WORK REQUIRED:
Below is a block of data; give all of it again word for word.

DATASET EXCERPT:

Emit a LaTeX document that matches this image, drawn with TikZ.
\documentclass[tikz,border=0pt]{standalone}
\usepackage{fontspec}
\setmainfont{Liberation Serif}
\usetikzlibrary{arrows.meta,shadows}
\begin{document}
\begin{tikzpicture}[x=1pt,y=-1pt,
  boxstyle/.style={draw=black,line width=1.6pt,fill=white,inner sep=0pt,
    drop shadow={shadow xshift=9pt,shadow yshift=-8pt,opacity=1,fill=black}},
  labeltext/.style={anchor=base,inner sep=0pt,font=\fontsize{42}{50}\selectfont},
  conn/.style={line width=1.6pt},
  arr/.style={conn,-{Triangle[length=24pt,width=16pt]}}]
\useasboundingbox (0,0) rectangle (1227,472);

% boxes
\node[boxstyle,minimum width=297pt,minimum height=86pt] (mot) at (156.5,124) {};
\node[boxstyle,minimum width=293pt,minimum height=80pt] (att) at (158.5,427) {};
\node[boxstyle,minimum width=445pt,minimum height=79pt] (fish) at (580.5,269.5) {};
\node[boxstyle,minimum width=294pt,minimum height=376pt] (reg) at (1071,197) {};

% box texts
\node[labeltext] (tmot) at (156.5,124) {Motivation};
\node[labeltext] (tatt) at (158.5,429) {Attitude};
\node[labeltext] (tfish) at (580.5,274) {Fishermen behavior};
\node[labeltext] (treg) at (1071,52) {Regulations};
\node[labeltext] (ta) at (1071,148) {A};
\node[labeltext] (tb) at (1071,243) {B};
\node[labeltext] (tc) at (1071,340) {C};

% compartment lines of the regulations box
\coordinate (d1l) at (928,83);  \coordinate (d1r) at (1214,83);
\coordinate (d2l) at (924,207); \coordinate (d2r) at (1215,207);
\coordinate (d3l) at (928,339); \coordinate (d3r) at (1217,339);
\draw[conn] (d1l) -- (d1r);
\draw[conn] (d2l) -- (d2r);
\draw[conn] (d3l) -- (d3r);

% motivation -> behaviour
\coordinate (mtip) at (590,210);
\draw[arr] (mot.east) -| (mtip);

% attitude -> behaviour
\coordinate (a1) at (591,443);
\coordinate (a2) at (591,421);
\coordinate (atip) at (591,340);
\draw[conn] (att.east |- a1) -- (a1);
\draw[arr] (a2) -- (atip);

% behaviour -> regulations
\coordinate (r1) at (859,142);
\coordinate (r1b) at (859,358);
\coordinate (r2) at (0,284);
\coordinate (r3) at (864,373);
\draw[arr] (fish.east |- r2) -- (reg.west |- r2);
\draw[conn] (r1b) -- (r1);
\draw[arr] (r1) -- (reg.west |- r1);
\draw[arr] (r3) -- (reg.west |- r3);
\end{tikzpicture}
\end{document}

RIGHT ANSWER:
Emit a LaTeX document that matches this image, drawn with TikZ.
\documentclass[tikz,border=0pt]{standalone}
\usepackage{fontspec}
\setmainfont{Liberation Serif}
\usetikzlibrary{arrows.meta,shadows}
\begin{document}
\begin{tikzpicture}[x=1pt,y=-1pt,
  boxstyle/.style={draw=black,line width=1.6pt,fill=white,inner sep=0pt,
    drop shadow={shadow xshift=9pt,shadow yshift=-8pt,opacity=1,fill=black}},
  labeltext/.style={anchor=base,inner sep=0pt,font=\fontsize{42}{50}\selectfont},
  conn/.style={line width=1.6pt},
  arr/.style={conn,-{Triangle[length=24pt,width=16pt]}}]
\useasboundingbox (0,0) rectangle (1227,472);

% boxes
\node[boxstyle,minimum width=297pt,minimum height=86pt] (mot) at (156.5,124) {};
\node[boxstyle,minimum width=293pt,minimum height=80pt] (att) at (158.5,427) {};
\node[boxstyle,minimum width=445pt,minimum height=79pt] (fish) at (580.5,269.5) {};
\node[boxstyle,minimum width=294pt,minimum height=376pt] (reg) at (1071,197) {};

% box texts
\node[labeltext] (tmot) at (156.5,124) {Motivation};
\node[labeltext] (tatt) at (158.5,429) {Attitude};
\node[labeltext] (tfish) at (580.5,274) {Fishermen behavior};
\node[labeltext] (treg) at (1071,52) {Regulations};
\node[labeltext] (ta) at (1071,148) {A};
\node[labeltext] (tb) at (1071,243) {B};
\node[labeltext] (tc) at (1071,340) {C};

% compartment lines of the regulations box
\coordinate (d1l) at (928,83);  \coordinate (d1r) at (1214,83);
\coordinate (d2l) at (924,207); \coordinate (d2r) at (1215,207);
\coordinate (d3l) at (928,339); \coordinate (d3r) at (1217,339);
\draw[conn] (d1l) -- (d1r);
\draw[conn] (d2l) -- (d2r);
\draw[conn] (d3l) -- (d3r);

% motivation -> behaviour
\coordinate (mtip) at (590,210);
\draw[arr] (mot.east) -| (mtip);

% attitude -> behaviour
\coordinate (a1) at (591,443);
\coordinate (a2) at (591,421);
\coordinate (atip) at (591,340);
\draw[conn] (att.east |- a1) -- (a1);
\draw[arr] (a2) -- (atip);

% behaviour -> regulations
\coordinate (r1) at (859,142);
\coordinate (r1b) at (859,358);
\coordinate (r2) at (0,284);
\coordinate (r3) at (864,373);
\draw[arr] (fish.east |- r2) -- (reg.west |- r2);
\draw[conn] (r1b) -- (r1);
\draw[arr] (r1) -- (reg.west |- r1);
\draw[arr] (r3) -- (reg.west |- r3);
\end{tikzpicture}
\end{document}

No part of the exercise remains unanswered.